In a recent civil trial, Bennett debriefed jurors to find they had been tracking every objection and keeping a scorecard of the judge’s rulings – it was one way they could try to figure out which way they thought the judge was leaning.

The jury is also looking to see who is winning an exchange between a lawyer and a witness.

Bennett coaches witnesses not to show anger or hostility, because jurors will read it as losing an exchange.

The same advice applies to lawyers.

“If you see the attorney is very rude and losing a bit of control, it feels like he’s losing. If the witness gets hostile and angry, then the jury will think the attorney has a point,” Bennett said.

The hostility of a witness was one of the keys to the defense strategy in the murder trial of Casey Anthony for the death of her daughter Calee.

According to Anthony’s defense attorney, Jose Baez, the jury saw something that television viewers didn’t.

“George Anthony (Casey’s father) walked by me and stared me down and gave me a menacing look as if he were going to attack me. I was facing the jury and I looked at the eyes of a couple of jury members. They reacted to that. Everyone in there could sense his hostility and defensiveness,” said Baez.

In addition to the substance of the testimony when Baez challenged Anthony on gas cans containing duct tape also found on Calee’s corpse, the difference in demeanor told the story Baez wanted to tell.

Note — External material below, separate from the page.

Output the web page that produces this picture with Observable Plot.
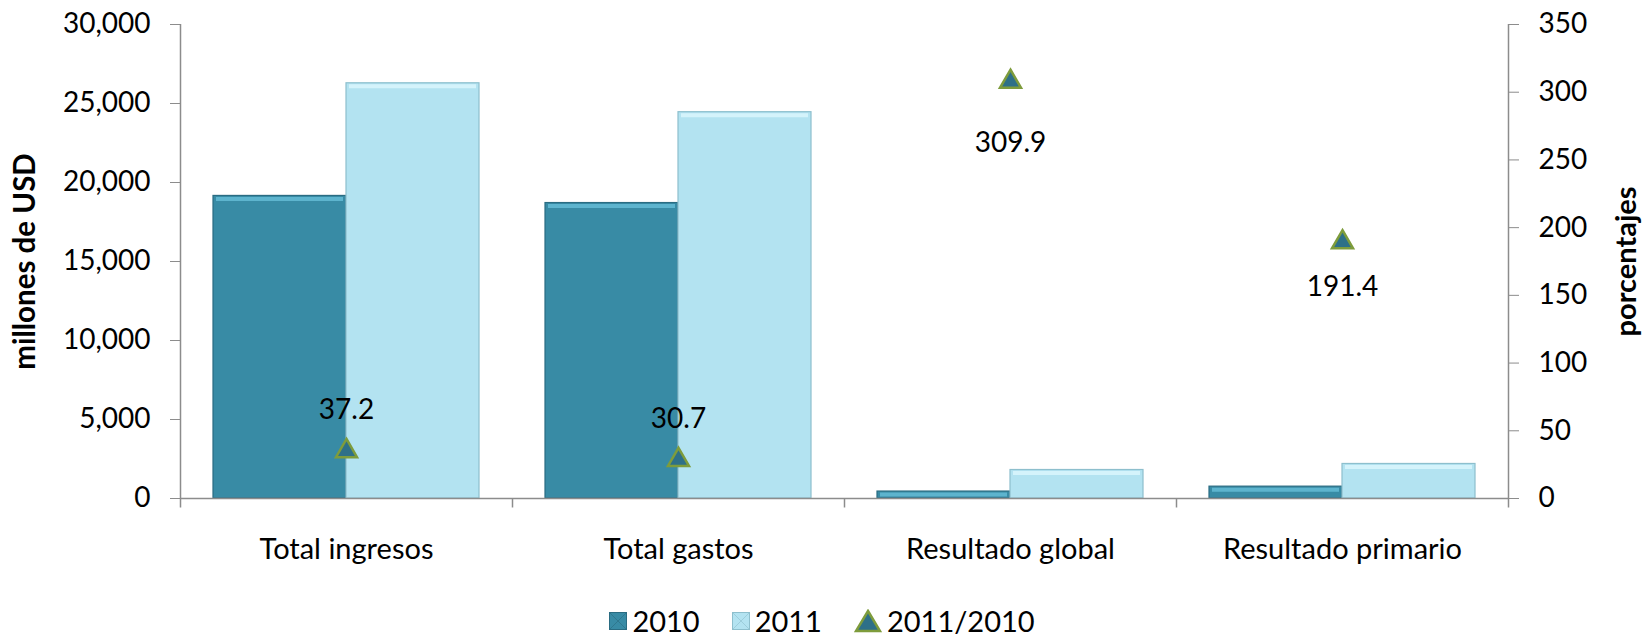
<!DOCTYPE html>
<html>
<head>
<meta charset="utf-8">
<script src="https://cdn.jsdelivr.net/npm/d3@7"></script>
<script src="https://cdn.jsdelivr.net/npm/@observablehq/plot@0.6"></script>
<style>
  html, body { margin: 0; padding: 0; background: #fff; }
  body { width: 1644px; height: 636px; overflow: hidden; font-family: Lato, "Open Sans", sans-serif; }
  #legend { display: flex; justify-content: center; align-items: center; height: 30px; padding-top: 8px; font-size: 29px; line-height: 30px; color: #000; }
  #legend .item { display: flex; align-items: center; margin: 0 16px; }
  #legend svg { margin-right: 5px; }
</style>
</head>
<body>
<div id="chart"></div>
<div id="legend"></div>
<script>
// ---- data ----
const categories = ["Total ingresos", "Total gastos", "Resultado global", "Resultado primario"];
const values2010 = [19150, 18700, 440, 750];
const values2011 = [26280, 24450, 1804, 2186];
const growth = [37.2, 30.7, 309.9, 191.4];
const leftTicks = [0, 5000, 10000, 15000, 20000, 25000, 30000];
const rightTicks = [0, 50, 100, 150, 200, 250, 300, 350];
const seriesNames = ["2010", "2011", "2011/2010"];
const leftTitle = "millones de USD";
const rightTitle = "porcentajes";

// colours
const c2010 = "#388BA5", c2010s = "#2A6C82", c2010h = "#5DB4CE";
const c2011 = "#B3E3F1", c2011s = "#8DBFCD", c2011h = "#D4F3FB";
const triFill = "#2E7088", triStroke = "#7E9C3C";
const axisGrey = "#8c8c8c";

// secondary axis maps percentages into the primary y units
const k = 30000 / 350;
const gy = (d, i) => growth[i] * k;
const gtext = (d, i) => growth[i].toFixed(1);

const chart = Plot.plot({
  width: 1644,
  height: 598,
  marginLeft: 180,
  marginRight: 136,
  marginTop: 24,
  marginBottom: 100,
  style: { fontFamily: "Lato, 'Open Sans', sans-serif", fontSize: "28px", color: "#000", background: "#fff" },
  x: { type: "band", domain: categories, padding: 0, axis: null },
  y: { domain: [0, 30000], axis: null },
  marks: [
    Plot.barY(categories, { x: d => d, y: (d, i) => values2010[i], insetLeft: 33, insetRight: 166, fill: c2010, stroke: c2010s, strokeWidth: 1.2 }),
    Plot.barY(categories, { x: d => d, y: (d, i) => values2011[i], insetLeft: 166, insetRight: 33, fill: c2011, stroke: c2011s, strokeWidth: 1.2 }),
    // top bevel highlight
    Plot.tickY(categories, { x: d => d, y: (d, i) => values2010[i], insetLeft: 36, insetRight: 169, dy: 3, stroke: c2010h, strokeWidth: 4 }),
    Plot.tickY(categories, { x: d => d, y: (d, i) => values2011[i], insetLeft: 169, insetRight: 36, dy: 3, stroke: c2011h, strokeWidth: 4 }),
    Plot.ruleY([0], { stroke: axisGrey, strokeWidth: 1.5 }),
    // axis lines
    Plot.ruleX([categories[0]], { x: d => d, dx: -166, y1: -600, y2: 30000, stroke: axisGrey, strokeWidth: 1.5 }),
    Plot.ruleX([categories[categories.length - 1]], { x: d => d, dx: 166, y1: -600, y2: 30000, stroke: axisGrey, strokeWidth: 1.5 }),
    // category separators
    Plot.ruleX(categories.slice(1), { x: d => d, dx: -166, y1: -600, y2: 0, stroke: axisGrey, strokeWidth: 1.5 }),
    Plot.axisY({ anchor: "left", ticks: leftTicks, tickFormat: d3.format(","), tickSize: 10, tickPadding: 20, stroke: axisGrey, fill: "#000", label: null }),
    Plot.axisY({ anchor: "right", ticks: rightTicks.map(v => v * k), tickFormat: d => String(Math.round(d / k)), tickSize: 10, tickPadding: 20, stroke: axisGrey, fill: "#000", label: null }),
    Plot.axisX({ anchor: "bottom", tickSize: 0, tickPadding: 40, fill: "#000", fontSize: 29, label: null }),
    // growth markers
    Plot.dot(categories, { x: d => d, y: gy, symbol: "triangle", r: 7.8, dy: 3, fill: triFill, stroke: triStroke, strokeWidth: 2.5 }),
    Plot.text(categories, { filter: (d, i) => growth[i] < 100, x: d => d, y: gy, text: gtext, dy: -38, fill: "#000" }),
    Plot.text(categories, { filter: (d, i) => growth[i] >= 100 && growth[i] < 250, x: d => d, y: gy, text: gtext, dy: 48, fill: "#000" }),
    Plot.text(categories, { filter: (d, i) => growth[i] >= 250, x: d => d, y: gy, text: gtext, dy: 64, fill: "#000" }),
    // axis titles
    Plot.text([leftTitle], { frameAnchor: "left", textAnchor: "middle", rotate: -90, dx: -155, fontWeight: "bold", fontSize: 29.5, text: d => d, fill: "#000" }),
    Plot.text([rightTitle], { frameAnchor: "right", textAnchor: "middle", rotate: -90, dx: 118, fontWeight: "bold", fontSize: 29, text: d => d, fill: "#000" })
  ]
});
document.getElementById("chart").appendChild(chart);

// legend
const legend = d3.select("#legend");
const swatch = (item, fill, stroke) => {
  const s = item.append("svg").attr("width", 18).attr("height", 18);
  s.append("rect").attr("x", 0.5).attr("y", 0.5).attr("width", 17).attr("height", 17).attr("fill", fill).attr("stroke", stroke);
  s.append("path").attr("d", "M1,1L17,17M17,1L1,17").attr("stroke", stroke).attr("stroke-width", 1).attr("opacity", 0.6);
};
seriesNames.forEach((name, i) => {
  const item = legend.append("div").attr("class", "item");
  if (i === 0) swatch(item, c2010, c2010s);
  else if (i === 1) swatch(item, c2011, c2011s);
  else {
    const s = item.append("svg").attr("width", 28).attr("height", 24);
    s.append("path").attr("d", "M14,2L26,22L2,22Z").attr("fill", triFill).attr("stroke", triStroke).attr("stroke-width", 2.5);
  }
  item.append("span").text(name);
});
</script>
</body>
</html>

“The jury saw me being very composed and professional and him being hostile and angry. It sends a message that this person is being defensive and perhaps not telling the truth,” said Baez.

‘A trial is a production’

While trial lawyers are buried in the evidence and the record, jurors are weighing the credibility of things that will never make their way onto the transcript.

Nowhere is this more true than in a criminal trial, where all eyes are on the defendant even if he or she never testifies.

Many defense lawyers try to make their client less threatening by making physical contact as much as possible, finding any excuse to sit nearby, pat the client on the arm or give the client a hug.

“A trial to a certain extent is a production,” said Richard Gabriel, a trial strategist with Decision Analysis in Los Angeles.

Gabriel has worked on the defense teams for such notorious clients as Casey Anthony and Heidi Fleiss (whose penchant for rolling her eyes and scoffing as witnesses testified against her had to be reined in).

He coaches criminal defendants by telling them, “I want you to disappear. I want you to be so innocuous and so nondescript that the jury can focus on what the defense wants it to focus on, whether it’s police misconduct or bad forensics.”

Veteran trial lawyer James B. Lees Jr. has another tip for humanizing a criminal defendant.

In a murder case against the CEO of a coal company for allegedly ordering a bodyguard to kill his mistress’s boyfriend, Lees found a reason, any reason, to have the defendant get off the witness stand.

“When a defendant is down off the witness stand, he’s talking directly to the jury box, drawing on a blackboard,” said Lees, who practices at Hunt & Lees in Charleston, W.Va. “He’s just another human being like me and you.”

The CEO was acquitted.

Other times, a client’s demeanor cannot be coached.

In defending another first-degree murder case, in which William David Holliday claimed self-defense in the shooting of his wife, Lees asked the voir dire panel if there were any type of behavior Holliday might exhibit in court that would make them assume he was guilty.

As Holliday sat behind Lees nervously twisting a pen, one juror said he would hold it against the defendant “if he fidgets or looks nervous, pretty much like what he’s doing right now.”

The defendant instantly stopped fidgeting, tossed the pen over his shoulder and folded his hands on the table.

Everyone broke into laughter.

“It was not a bad way to start a murder trial,” which ended in acquittal, Lees said.